NUMERICAL INVESTIGATION OF AXIAL STRENGTH DEVELOPMENT IN METAL SHEET CONFINED CONCRETE

This paper computationally investigated behavior of metal sheet confined concrete specimens subjected to axial compression. To understand mechanisms that occurred in the metal sheet confinement system during the loading, plain concrete specimens confined with 1-3 layers of metal sheet were analyzed via the three dimensional finite element analysis. Cylindrical and square cuboid concrete specimens of the same cross sectional area were selected to understand effect of specimen shapes on axial compression behavior of metal sheet confined specimens.
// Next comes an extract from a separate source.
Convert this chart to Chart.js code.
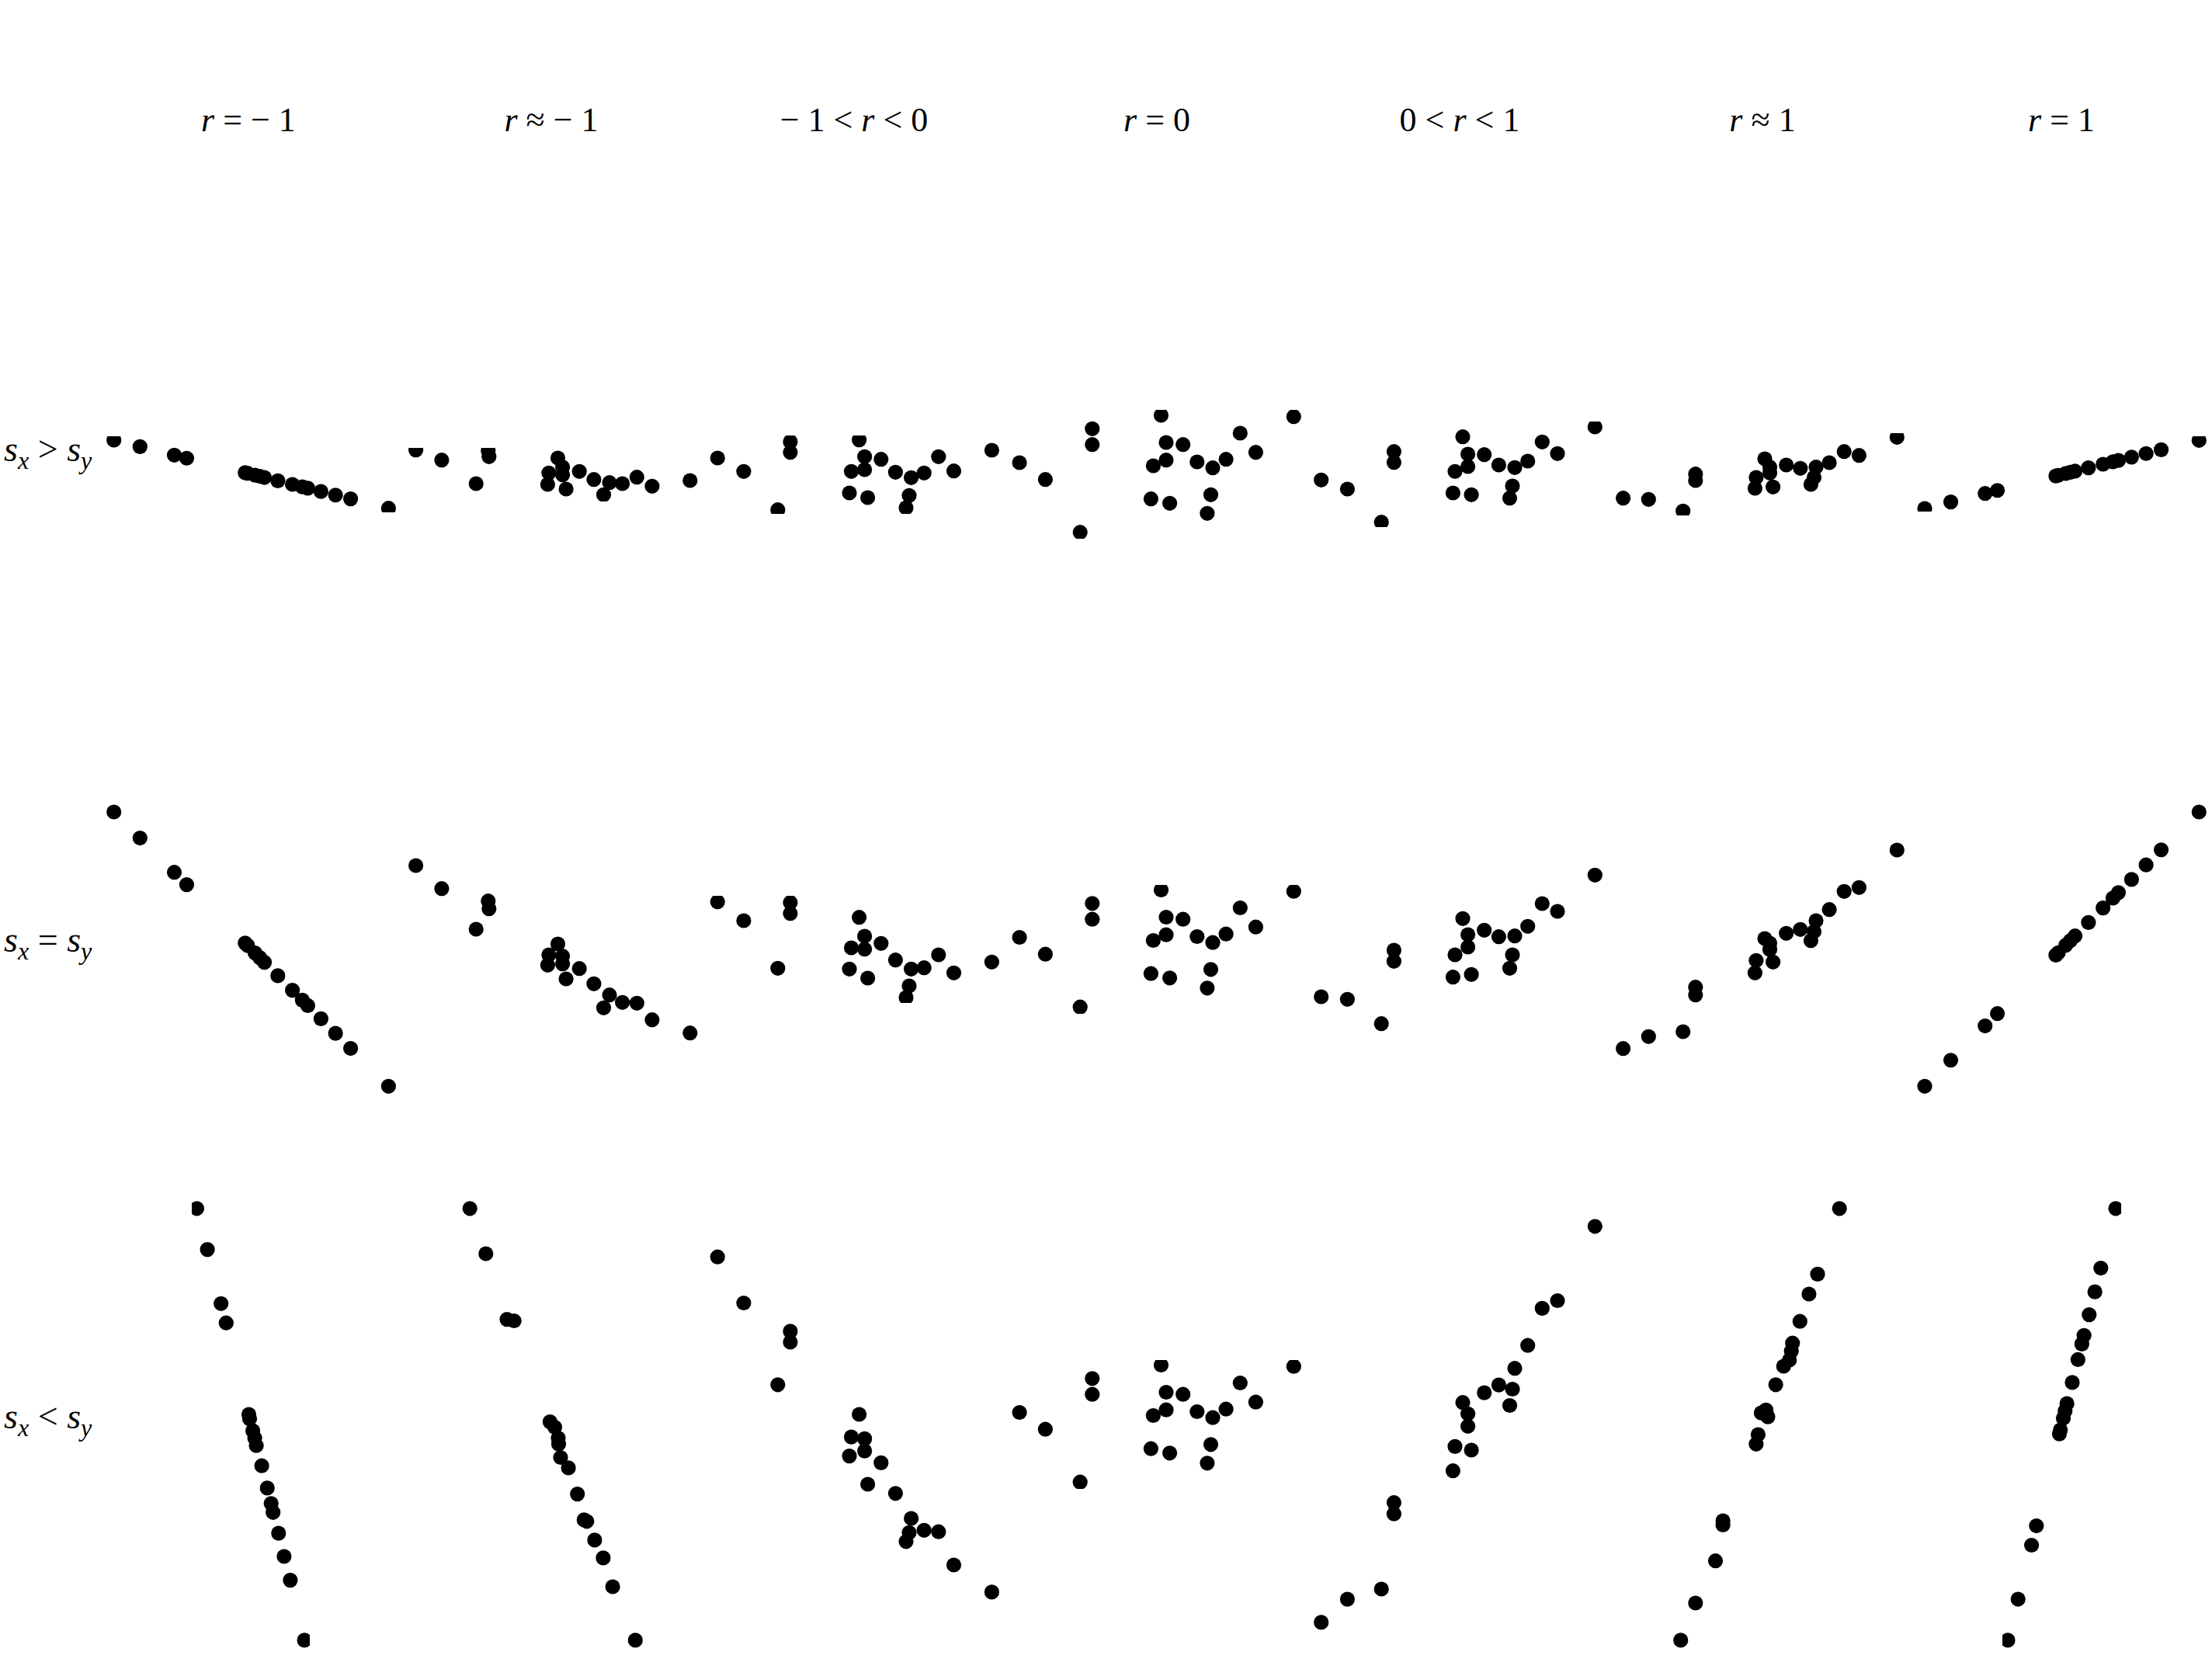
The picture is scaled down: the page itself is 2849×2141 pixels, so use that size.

The numerical results showed that the metal sheet confinement system could improve axial compression capacity of all the specimens. The improved stress-strain behavior of the specimens was not influenced by lateral confinement only, but also by ability of metal sheet in resisting axial compression. It was observed that shape and number of layers of confinement affected the strength increase. For two layers of metal sheet application, slightly different behaviors were found at the inner and the outer jackets. For the cuboid specimen, different behaviors at the region near the corner and on the side were noticed. The non-uniform stress distribution across the square section led to lower axial strength improvement when applying the same number of metal sheet layers, as compared to the circular section.